Judy Gale Roberts remembers growing up in a creative environment encouraged by her parents, both artists. In the late 1970s she began working alongside her father, Pat Dudley Roberts. He worked in a variety of different medias–from oil paintings to sculpture, mostly creating project specific works for architects or interior designers. One project in particular was for a large atrium in a commercial building. Because the building had used natural wood throughout, Pat Roberts designed large Texas wildflowers made of wood. The pieces varied in size from 2-4 feet in diameter, and were highly dimensional and beautiful.
In 1974, shortly after that particular project, the two began working together. Judy recalls, “I was extremely fortunate to have the opportunity. I helped to create wood murals, metal sculptures, etched glass, mixed media wall hangings, and painted murals. The wood murals were large; averaging 4 by 8 feet, the largest of which spanned 14 feet wide by 20 feet high.” In the mid 80s, after moving from Texas to Florida, she found out the pre-existing name for this technique, intarsia.

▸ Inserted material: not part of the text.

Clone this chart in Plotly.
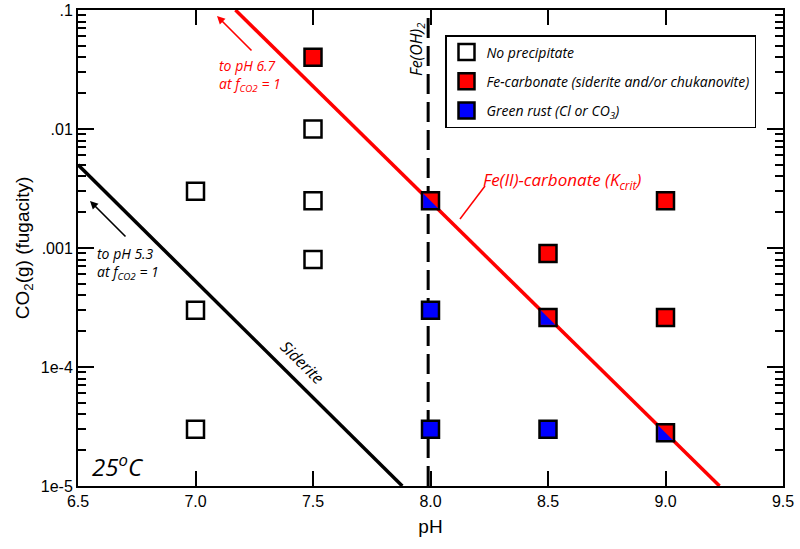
import plotly.graph_objects as go

# ---------------- data ----------------
ph_none = [7.0, 7.0, 7.0, 7.5, 7.5, 7.5]
f_none = [3e-3, 3e-4, 3e-5, 1e-2, 2.5e-3, 8e-4]

ph_fecarb = [7.5, 8.5, 9.0, 9.0]
f_fecarb = [4e-2, 9e-4, 2.5e-3, 2.6e-4]

ph_gr = [8.0, 8.0, 8.5]
f_gr = [3e-4, 3e-5, 3e-5]

ph_both = [8.0, 8.5, 9.0]
f_both = [2.5e-3, 2.6e-4, 2.8e-5]

siderite_ph = [6.5, 7.88]
siderite_f = [5e-3, 1e-5]
kcrit_ph = [7.17, 9.23]
kcrit_f = [0.1, 1e-5]
feoh2_ph = [7.99, 7.99]
feoh2_f = [1e-5, 0.1]

x_tickvals = [6.5, 7.0, 7.5, 8.0, 8.5, 9.0, 9.5]
x_ticktext = ["6.5", "7.0", "7.5", "8.0", "8.5", "9.0", "9.5"]
y_tickvals = [1e-5, 1e-4, 1e-3, 1e-2, 1e-1]
y_ticktext = ["1e-5", "1e-4", ".001", ".01", ".1"]
y_minor = [m * 10.0 ** e for e in range(-5, -1) for m in range(2, 10)]

# ---------------- layout geometry (pixels) ----------------
W, H = 800, 549
ML, MR, MT, MB = 78, 17, 10, 63
PW, PH = W - ML - MR, H - MT - MB


def px(x):
    return (x - ML) / PW


def py(y):
    return (H - MB - y) / PH


ANN_FONT = "Open Sans"
MS = 17
ML_W = 2.5

fig = go.Figure()

fig.add_trace(go.Scatter(x=siderite_ph, y=siderite_f, mode="lines",
                         line=dict(color="black", width=3.5), showlegend=False, hoverinfo="skip"))
fig.add_trace(go.Scatter(x=kcrit_ph, y=kcrit_f, mode="lines",
                         line=dict(color="#ff0000", width=3.5), showlegend=False, hoverinfo="skip"))
fig.add_trace(go.Scatter(x=feoh2_ph, y=feoh2_f, mode="lines",
                         line=dict(color="black", width=3, dash="20px,8px"), showlegend=False, hoverinfo="skip"))

fig.add_trace(go.Scatter(x=ph_none, y=f_none, mode="markers", name="<i>No precipitate</i>",
                         legendgroup="a",
                         marker=dict(symbol="square", size=MS, color="white", line=dict(color="black", width=ML_W))))
fig.add_trace(go.Scatter(x=ph_fecarb, y=f_fecarb, mode="markers",
                         name="<i>Fe-carbonate (siderite and/or chukanovite)</i>", legendgroup="b",
                         marker=dict(symbol="square", size=MS, color="#ff0000", line=dict(color="black", width=ML_W))))
fig.add_trace(go.Scatter(x=ph_gr, y=f_gr, mode="markers",
                         name="<i>Green rust (Cl or CO<sub>3</sub>)</i>", legendgroup="c",
                         marker=dict(symbol="square", size=MS, color="#0000ff", line=dict(color="black", width=ML_W))))
fig.add_trace(go.Scatter(x=ph_both, y=f_both, mode="markers", showlegend=False,
                         marker=dict(symbol="square", size=MS, color="#ff0000", line=dict(color="black", width=ML_W))))

# blue lower-left halves of the split markers
s = MS / 2 - ML_W / 2
shapes = []
for xv, yv in zip(ph_both, f_both):
    shapes.append(dict(type="path", xref="x", yref="y", xsizemode="pixel", ysizemode="pixel",
                       xanchor=xv, yanchor=yv,
                       path=f"M{-s},{s} L{-s},{-s} L{s},{-s} Z",
                       fillcolor="#0000ff", line=dict(width=0), layer="above"))

# red leader line for K_crit label
shapes.append(dict(type="line", xref="paper", yref="paper",
                   x0=px(460), y0=py(219), x1=px(485), y1=py(186),
                   line=dict(color="#ff0000", width=1.5)))


def ann(x, y, text, size, color="black", xanchor="center", angle=0, align="center"):
    return dict(x=px(x), y=py(y), xref="paper", yref="paper", text=text, textangle=angle,
                xanchor=xanchor, yanchor="middle", align=align, showarrow=False,
                font=dict(family=ANN_FONT, size=size, color=color))


annotations = [
    ann(416, 50, "<i>Fe(OH)<sub>2</sub></i>", 16, angle=-90),
    ann(481, 181, "<i>Fe(II)-carbonate (K<sub>crit</sub>)</i>", 17, color="#ff0000", xanchor="left"),
    ann(302, 362, "<i>Siderite</i>", 16, angle=44.5),
    ann(95, 263, "<i>to pH 5.3<br>at f<sub>CO2</sub> = 1</i>", 14, xanchor="left", align="left"),
    ann(217, 76, "<i>to pH 6.7<br>at f<sub>CO2</sub> = 1</i>", 14, color="#ff0000", xanchor="left", align="left"),
    ann(90, 465, "<i>25<sup>o</sup>C</i>", 24, xanchor="left"),
    # arrows
    dict(x=px(90), y=py(201), xref="paper", yref="paper", ax=37, ay=37, text="",
         showarrow=True, arrowhead=2, arrowsize=1, arrowwidth=1.6, arrowcolor="black"),
    dict(x=px(217), y=py(16), xref="paper", yref="paper", ax=36, ay=36, text="",
         showarrow=True, arrowhead=2, arrowsize=1, arrowwidth=1.6, arrowcolor="#ff0000"),
]

fig.update_layout(
    width=W, height=H,
    margin=dict(l=ML, r=MR, t=MT, b=MB),
    plot_bgcolor="white", paper_bgcolor="white",
    shapes=shapes, annotations=annotations,
    legend=dict(x=px(445), y=py(35), xanchor="left", yanchor="top",
                bordercolor="black", borderwidth=1.5, bgcolor="white",
                font=dict(family=ANN_FONT, size=14, color="black"),
                tracegroupgap=8),
    xaxis=dict(range=[6.5, 9.5], tickmode="array", tickvals=x_tickvals, ticktext=x_ticktext,
               ticks="inside", ticklen=15, tickwidth=1.5, tickcolor="black",
               showline=True, linewidth=2, linecolor="black", mirror="ticks",
               showgrid=False, zeroline=False, automargin=False,
               tickfont=dict(family="Liberation Sans", size=16, color="black"),
               title=dict(text="pH", font=dict(family="Liberation Sans", size=19, color="black"), standoff=10)),
    yaxis=dict(type="log", range=[-5, -1], tickmode="array", tickvals=y_tickvals, ticktext=y_ticktext,
               ticks="inside", ticklen=16, tickwidth=1.5, tickcolor="black",
               minor=dict(tickmode="array", tickvals=y_minor, ticks="inside", ticklen=8,
                          tickwidth=1.5, tickcolor="black", showgrid=False),
               showline=True, linewidth=2, linecolor="black", mirror="ticks",
               showgrid=False, zeroline=False, automargin=False,
               tickfont=dict(family="Liberation Sans", size=16, color="black"),
               title=dict(text="CO<sub>2</sub>(g) (fugacity)",
                          font=dict(family="Liberation Sans", size=19, color="black"), standoff=6)),
)

fig.write_html("out.html", config={"displayModeBar": False},
               post_script="document.body.style.margin='0';document.body.style.overflow='hidden';")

In 1997, Judy was inducted into the Woodworking Hall of Fame for Design, Craftsmanship, and Education in Intarsia. It was an extreme honor, as Judy was a one of ten initial inductees. To this day, she still finds it amazing that it all began from selling three patterns. There are currently 350 intarsia patterns available, more than 300 scrollsaw fretwork patterns, 14 published books, and various DVDs.
One-of-a-kind pieces for private collections followed, and in 1988 WOOD featured an article about the father daughter team and their partner at the time, Jerry Booher. At the end of the article it said, “For a list of Judy’s patterns send a self-addressed stamped envelope.” Thousands of letters were received proving the demand for intarsia patterns.